● **TASK GOAL**
Count how many lines hold the string "chart", and give only that number.

● **DATASET EXCERPT**
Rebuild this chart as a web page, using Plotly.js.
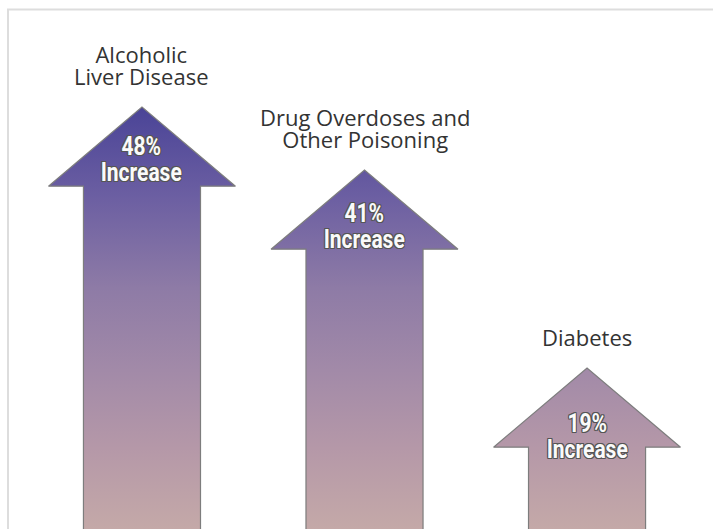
<!DOCTYPE html>
<html>
<head>
<meta charset="utf-8">
<script src="https://cdn.plot.ly/plotly-3.0.1.min.js"></script>
<style>
  html, body { margin: 0; padding: 0; background: #ffffff; }
  #chart { width: 713px; height: 529px; }
</style>
</head>
<body>
<div id="chart"></div>
<script>
// ---- data ----
var categories = ["Alcoholic<br>Liver Disease", "Drug Overdoses and<br>Other Poisoning", "Diabetes"];
var increases = [48, 41, 19];
var valueLabels = ["48%", "41%", "19%"];
var valueWord = "Increase";

// ---- geometry (in axis units) ----
var HEAD_H = 8.8;      // arrow head height (percentage units)
var HEAD_HALF = 0.42;  // half width of arrow head (category units)
var SHAFT_HALF = 0.263;

var LABEL_SIZE = 22, LABEL_LH = 1.0;   // label font size / line spacing (em)
var INNER_SIZE = 25, INNER_LH = 1.04;

var gradientScale = [
  [0.00, "#c6aba8"],
  [0.21, "#b598a8"],
  [0.39, "#a28aa8"],
  [0.58, "#8e7ba6"],
  [0.79, "#6c5fa2"],
  [1.00, "#4a4497"]
];

var traces = [];
var annotations = [];
var innerIdx = [];
var lineHeights = {};

var shadow = "1px 1px 0 #555, -1px -1px 0 #555, 1px -1px 0 #555, -1px 1px 0 #555, 0 1px 0 #555, 0 -1px 0 #555, 1px 0 0 #555, -1px 0 0 #555";

increases.forEach(function (v, i) {
  var b = v - HEAD_H;
  traces.push({
    type: "scatter",
    mode: "lines",
    x: [i - SHAFT_HALF, i - SHAFT_HALF, i - HEAD_HALF, i, i + HEAD_HALF, i + SHAFT_HALF, i + SHAFT_HALF, i - SHAFT_HALF],
    y: [0, b, b, v, b, b, 0, 0],
    fill: "toself",
    fillgradient: { type: "vertical", start: 0, stop: 48, colorscale: gradientScale },
    line: { color: "#7d7d7d", width: 1.2 },
    hoverinfo: "skip",
    showlegend: false
  });

  // category label above the arrow tip
  var n = categories[i].split("<br>").length;
  lineHeights[annotations.length] = LABEL_LH;
  annotations.push({
    x: i, y: v, xref: "x", yref: "y",
    text: categories[i], showarrow: false,
    xanchor: "center", yanchor: "middle", align: "center",
    yshift: 31 + (n - 1) * (LABEL_LH - 0.65) * LABEL_SIZE,
    font: { family: "Open Sans, Noto Sans, sans-serif", size: LABEL_SIZE, color: "#333333" }
  });

  // value text inside the arrow head
  var yText = 1.06 * v - 10;
  innerIdx.push(annotations.length);
  lineHeights[annotations.length] = INNER_LH;
  annotations.push({
    x: i, y: yText, xref: "x", yref: "y",
    text: "<b>" + valueLabels[i] + "</b><br><b>" + valueWord + "</b>", showarrow: false,
    xanchor: "center", yanchor: "middle", align: "center",
    yshift: (INNER_LH - 0.65) * INNER_SIZE - 2,
    font: { family: "Roboto, Open Sans, sans-serif", size: INNER_SIZE, color: "#fafafa", weight: 700, shadow: shadow }
  });
});

var W = 713, H = 529;
var layout = {
  width: W, height: H,
  margin: { l: 0, r: 0, t: 0, b: 0, pad: 0 },
  paper_bgcolor: "#ffffff",
  plot_bgcolor: "#ffffff",
  showlegend: false,
  hovermode: false,
  xaxis: { range: [-0.638, 2.566], visible: false, showgrid: false, zeroline: false, fixedrange: true },
  yaxis: { range: [1.11, 59.89], visible: false, showgrid: false, zeroline: false, fixedrange: true },
  annotations: annotations,
  shapes: [
    { type: "line", xref: "paper", yref: "paper", x0: 8 / W, x1: 8 / W, y0: -0.02, y1: (H - 9.5) / H,
      line: { color: "#dddddd", width: 2 } },
    { type: "line", xref: "paper", yref: "paper", x0: 7 / W, x1: 1, y0: (H - 9.5) / H, y1: (H - 9.5) / H,
      line: { color: "#dddddd", width: 2 } }
  ]
};

Plotly.newPlot("chart", traces, layout, { displayModeBar: false, staticPlot: true }).then(function (gd) {
  gd.querySelectorAll("g.annotation").forEach(function (g) {
    var k = +g.getAttribute("data-index");
    var txt = g.querySelector("text.annotation-text");
    if (!txt) return;
    var lh = lineHeights[k];
    txt.querySelectorAll("tspan.line").forEach(function (ts) {
      var dy = ts.getAttribute("dy");
      if (dy && parseFloat(dy) > 0 && lh) ts.setAttribute("dy", lh + "em");
    });
    if (innerIdx.indexOf(k) >= 0) {
      txt.style.transformBox = "fill-box";
      txt.style.transformOrigin = "center";
      txt.style.transform = "scaleX(0.84)";
    }
  });
});
</script>
</body>
</html>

● **TASK RESULT**
4